TASK DESCRIPTION
Go through the listing and return every line with "this" in it.

#### EXERCISE INPUT ####

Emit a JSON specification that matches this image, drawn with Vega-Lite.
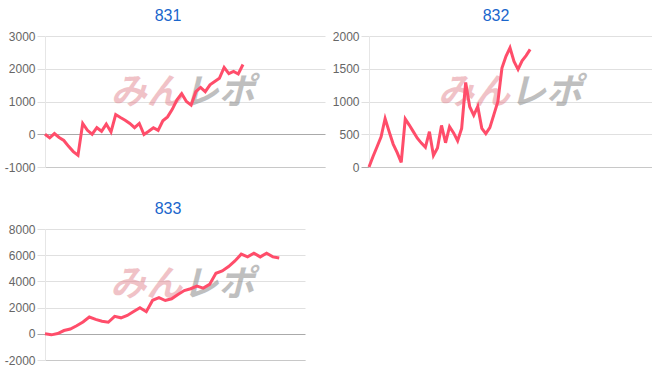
{
  "$schema": "https://vega.github.io/schema/vega-lite/v6.json",
  "padding": {"left": 4, "top": 8, "right": 0, "bottom": 0},
  "background": "white",
  "datasets": {
    "p831": [
      {"i":0,"v":0},{"i":1,"v":-110},{"i":2,"v":20},{"i":3,"v":-100},{"i":4,"v":-190},{"i":5,"v":-370},{"i":6,"v":-530},{"i":7,"v":-640},{"i":8,"v":330},{"i":9,"v":120},
      {"i":10,"v":0},{"i":11,"v":200},{"i":12,"v":90},{"i":13,"v":310},{"i":14,"v":70},{"i":15,"v":600},{"i":16,"v":510},{"i":17,"v":430},{"i":18,"v":330},{"i":19,"v":200},
      {"i":20,"v":330},{"i":21,"v":-10},{"i":22,"v":90},{"i":23,"v":200},{"i":24,"v":120},{"i":25,"v":410},{"i":26,"v":530},{"i":27,"v":760},{"i":28,"v":1050},{"i":29,"v":1240},
      {"i":30,"v":1000},{"i":31,"v":890},{"i":32,"v":1300},{"i":33,"v":1430},{"i":34,"v":1300},{"i":35,"v":1510},{"i":36,"v":1610},{"i":37,"v":1710},{"i":38,"v":2040},{"i":39,"v":1850},
      {"i":40,"v":1920},{"i":41,"v":1840},{"i":42,"v":2130}
    ],
    "p832": [
      {"i":0,"v":0},{"i":1,"v":160},{"i":2,"v":310},{"i":3,"v":460},{"i":4,"v":740},{"i":5,"v":540},{"i":6,"v":350},{"i":7,"v":220},{"i":8,"v":70},{"i":9,"v":735},
      {"i":10,"v":640},{"i":11,"v":540},{"i":12,"v":440},{"i":13,"v":365},{"i":14,"v":300},{"i":15,"v":540},{"i":16,"v":175},{"i":17,"v":290},{"i":18,"v":635},{"i":19,"v":370},
      {"i":20,"v":615},{"i":21,"v":520},{"i":22,"v":400},{"i":23,"v":590},{"i":24,"v":1290},{"i":25,"v":920},{"i":26,"v":790},{"i":27,"v":925},{"i":28,"v":590},{"i":29,"v":510},
      {"i":30,"v":600},{"i":31,"v":800},{"i":32,"v":1000},{"i":33,"v":1510},{"i":34,"v":1690},{"i":35,"v":1820},{"i":36,"v":1610},{"i":37,"v":1490},{"i":38,"v":1620},{"i":39,"v":1700},
      {"i":40,"v":1795}
    ],
    "p833": [
      {"i":0,"v":0},{"i":1,"v":-80},{"i":2,"v":20},{"i":3,"v":250},{"i":4,"v":360},{"i":5,"v":615},{"i":6,"v":900},{"i":7,"v":1280},{"i":8,"v":1100},{"i":9,"v":960},
      {"i":10,"v":880},{"i":11,"v":1330},{"i":12,"v":1220},{"i":13,"v":1400},{"i":14,"v":1700},{"i":15,"v":1990},{"i":16,"v":1690},{"i":17,"v":2560},{"i":18,"v":2760},{"i":19,"v":2540},
      {"i":20,"v":2670},{"i":21,"v":3000},{"i":22,"v":3300},{"i":23,"v":3440},{"i":24,"v":3640},{"i":25,"v":3490},{"i":26,"v":3770},{"i":27,"v":4620},{"i":28,"v":4800},{"i":29,"v":5130},
      {"i":30,"v":5560},{"i":31,"v":6080},{"i":32,"v":5870},{"i":33,"v":6150},{"i":34,"v":5870},{"i":35,"v":6150},{"i":36,"v":5870},{"i":37,"v":5780}
    ]
  },
  "config": {
    "view": {"stroke": null},
    "font": "Liberation Sans",
    "title": {"font": "Liberation Sans", "fontSize": 16, "fontWeight": "normal", "color": "#1a66cc", "offset": 6, "frame": "group", "anchor": "middle"},
    "axisY": {
      "title": null,
      "labelFont": "Liberation Sans",
      "labelFontSize": 12,
      "labelColor": "#666666",
      "labelPadding": 2,
      "labelOverlap": false,
      "labelExpr": "'' + datum.value",
      "tickSize": 8,
      "domainColor": "#e6e6e6",
      "grid": true
    },
    "axisX": {
      "title": null,
      "labels": false,
      "ticks": false,
      "grid": false,
      "domainColor": "#c8c8c8"
    },
    "line": {"color": "#ff4d6a", "strokeWidth": 3}
  },
  "spacing": 28,
  "vconcat": [
    {
      "spacing": 7,
      "hconcat": [
        {
          "title": {"text": "831", "dx": -17},
          "width": 280,
          "height": 131,
          "layer": [
            {
              "data": {"values": [{"logo": "みん"}]},
              "mark": {"type": "text", "align": "right", "baseline": "middle", "font": "Noto Sans CJK JP", "fontSize": 36, "fontWeight": "bold", "fontStyle": "italic", "color": "#e07a85", "opacity": 0.45},
              "encoding": {
                "x": {"datum": 29.2, "type": "quantitative", "scale": {"domain": [0, 59.4], "nice": false, "zero": false}},
                "y": {"datum": 1266, "type": "quantitative", "scale": {"domain": [-1000, 3000], "nice": false},
                  "axis": {"values": [-1000, 0, 1000, 2000, 3000],
                    "gridColor": {"condition": {"test": "datum.value === 0", "value": "#aaaaaa"}, "value": "#e0e0e0"},
                    "tickColor": {"condition": {"test": "datum.value === 0", "value": "#aaaaaa"}, "value": "#e0e0e0"}}},
                "text": {"field": "logo"}}
            },
            {
              "data": {"values": [{"logo": "レポ"}]},
              "mark": {"type": "text", "align": "left", "baseline": "middle", "font": "Noto Sans CJK JP", "fontSize": 36, "fontWeight": "bold", "fontStyle": "italic", "color": "#8c8c8c", "opacity": 0.55},
              "encoding": {
                "x": {"datum": 29.2, "type": "quantitative", "scale": {"domain": [0, 59.4], "nice": false, "zero": false}},
                "y": {"datum": 1266, "type": "quantitative", "scale": {"domain": [-1000, 3000], "nice": false},
                  "axis": {"values": [-1000, 0, 1000, 2000, 3000],
                    "gridColor": {"condition": {"test": "datum.value === 0", "value": "#aaaaaa"}, "value": "#e0e0e0"},
                    "tickColor": {"condition": {"test": "datum.value === 0", "value": "#aaaaaa"}, "value": "#e0e0e0"}}},
                "text": {"field": "logo"}}
            },
            {
              "data": {"name": "p831"},
              "mark": {"type": "line"},
              "encoding": {
                "x": {"field": "i", "type": "quantitative", "scale": {"domain": [0, 59.4], "nice": false, "zero": false}},
                "y": {"field": "v", "type": "quantitative", "scale": {"domain": [-1000, 3000], "nice": false},
                  "axis": {"values": [-1000, 0, 1000, 2000, 3000],
                    "gridColor": {"condition": {"test": "datum.value === 0", "value": "#aaaaaa"}, "value": "#e0e0e0"},
                    "tickColor": {"condition": {"test": "datum.value === 0", "value": "#aaaaaa"}, "value": "#e0e0e0"}}}
              }
            }
          ]
        },
        {
          "title": {"text": "832", "dx": -15},
          "width": 284,
          "height": 131,
          "layer": [
            {
              "data": {"values": [{"logo": "みん"}]},
              "mark": {"type": "text", "align": "right", "baseline": "middle", "font": "Noto Sans CJK JP", "fontSize": 36, "fontWeight": "bold", "fontStyle": "italic", "color": "#e07a85", "opacity": 0.45},
              "encoding": {
                "x": {"datum": 35, "type": "quantitative", "scale": {"domain": [0, 70.5], "nice": false, "zero": false}},
                "y": {"datum": 1133, "type": "quantitative", "scale": {"domain": [0, 2000], "nice": false},
                  "axis": {"values": [0, 500, 1000, 1500, 2000],
                    "gridColor": {"condition": {"test": "datum.value === 0", "value": "#aaaaaa"}, "value": "#e0e0e0"},
                    "tickColor": {"condition": {"test": "datum.value === 0", "value": "#aaaaaa"}, "value": "#e0e0e0"}}},
                "text": {"field": "logo"}}
            },
            {
              "data": {"values": [{"logo": "レポ"}]},
              "mark": {"type": "text", "align": "left", "baseline": "middle", "font": "Noto Sans CJK JP", "fontSize": 36, "fontWeight": "bold", "fontStyle": "italic", "color": "#8c8c8c", "opacity": 0.55},
              "encoding": {
                "x": {"datum": 35, "type": "quantitative", "scale": {"domain": [0, 70.5], "nice": false, "zero": false}},
                "y": {"datum": 1133, "type": "quantitative", "scale": {"domain": [0, 2000], "nice": false},
                  "axis": {"values": [0, 500, 1000, 1500, 2000],
                    "gridColor": {"condition": {"test": "datum.value === 0", "value": "#aaaaaa"}, "value": "#e0e0e0"},
                    "tickColor": {"condition": {"test": "datum.value === 0", "value": "#aaaaaa"}, "value": "#e0e0e0"}}},
                "text": {"field": "logo"}}
            },
            {
              "data": {"name": "p832"},
              "mark": {"type": "line"},
              "encoding": {
                "x": {"field": "i", "type": "quantitative", "scale": {"domain": [0, 70.5], "nice": false, "zero": false}},
                "y": {"field": "v", "type": "quantitative", "scale": {"domain": [0, 2000], "nice": false},
                  "axis": {"values": [0, 500, 1000, 1500, 2000],
                    "gridColor": {"condition": {"test": "datum.value === 0", "value": "#aaaaaa"}, "value": "#e0e0e0"},
                    "tickColor": {"condition": {"test": "datum.value === 0", "value": "#aaaaaa"}, "value": "#e0e0e0"}}}
              }
            }
          ]
        }
      ]
    },
    {
      "title": {"text": "833", "dx": -7},
      "width": 260,
      "height": 131,
      "layer": [
        {
          "data": {"values": [{"logo": "みん"}]},
          "mark": {"type": "text", "align": "right", "baseline": "middle", "font": "Noto Sans CJK JP", "fontSize": 36, "fontWeight": "bold", "fontStyle": "italic", "color": "#e07a85", "opacity": 0.45},
          "encoding": {
            "x": {"datum": 21.7, "type": "quantitative", "scale": {"domain": [0, 41.07], "nice": false, "zero": false}},
            "y": {"datum": 3690, "type": "quantitative", "scale": {"domain": [-2000, 8000], "nice": false},
              "axis": {"values": [-2000, 0, 2000, 4000, 6000, 8000],
                "gridColor": {"condition": {"test": "datum.value === 0", "value": "#aaaaaa"}, "value": "#e0e0e0"},
                "tickColor": {"condition": {"test": "datum.value === 0", "value": "#aaaaaa"}, "value": "#e0e0e0"}}},
            "text": {"field": "logo"}}
        },
        {
          "data": {"values": [{"logo": "レポ"}]},
          "mark": {"type": "text", "align": "left", "baseline": "middle", "font": "Noto Sans CJK JP", "fontSize": 36, "fontWeight": "bold", "fontStyle": "italic", "color": "#8c8c8c", "opacity": 0.55},
          "encoding": {
            "x": {"datum": 21.7, "type": "quantitative", "scale": {"domain": [0, 41.07], "nice": false, "zero": false}},
            "y": {"datum": 3690, "type": "quantitative", "scale": {"domain": [-2000, 8000], "nice": false},
              "axis": {"values": [-2000, 0, 2000, 4000, 6000, 8000],
                "gridColor": {"condition": {"test": "datum.value === 0", "value": "#aaaaaa"}, "value": "#e0e0e0"},
                "tickColor": {"condition": {"test": "datum.value === 0", "value": "#aaaaaa"}, "value": "#e0e0e0"}}},
            "text": {"field": "logo"}}
        },
        {
          "data": {"name": "p833"},
          "mark": {"type": "line"},
          "encoding": {
            "x": {"field": "i", "type": "quantitative", "scale": {"domain": [0, 41.07], "nice": false, "zero": false}},
            "y": {"field": "v", "type": "quantitative", "scale": {"domain": [-2000, 8000], "nice": false},
              "axis": {"values": [-2000, 0, 2000, 4000, 6000, 8000],
                "gridColor": {"condition": {"test": "datum.value === 0", "value": "#aaaaaa"}, "value": "#e0e0e0"},
                "tickColor": {"condition": {"test": "datum.value === 0", "value": "#aaaaaa"}, "value": "#e0e0e0"}}}
          }
        }
      ]
    }
  ]
}
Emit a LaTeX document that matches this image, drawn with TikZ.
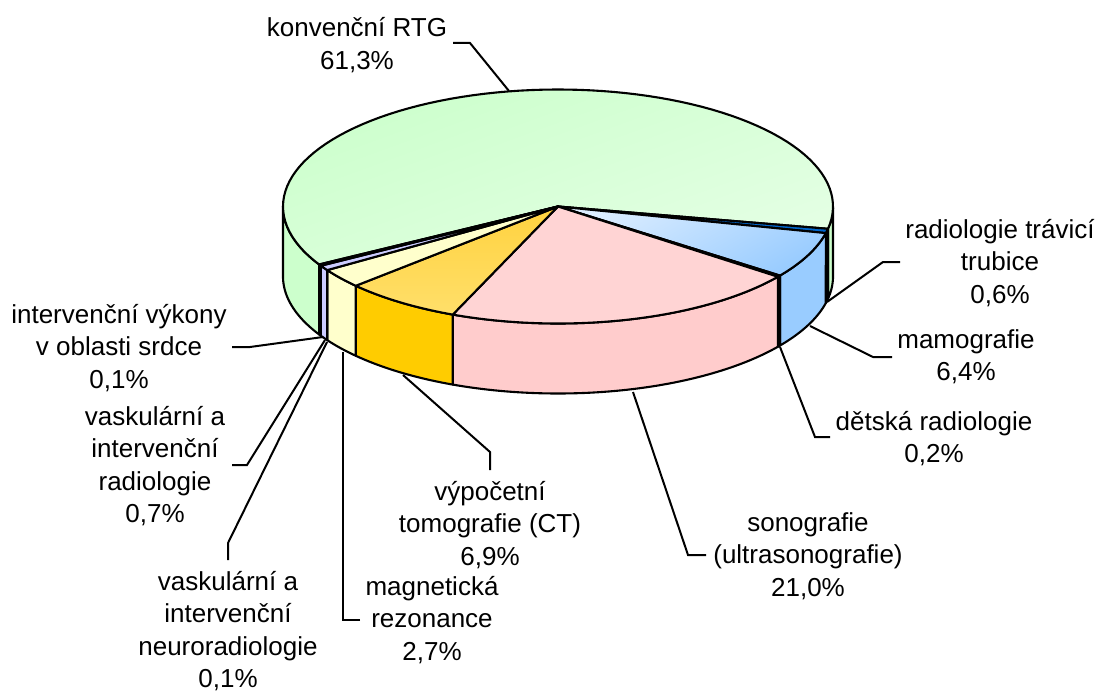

####

THE RESULT
Emit a JSON specification that matches this image, drawn with Vega-Lite.
Emit a LaTeX document that matches this image, drawn with TikZ.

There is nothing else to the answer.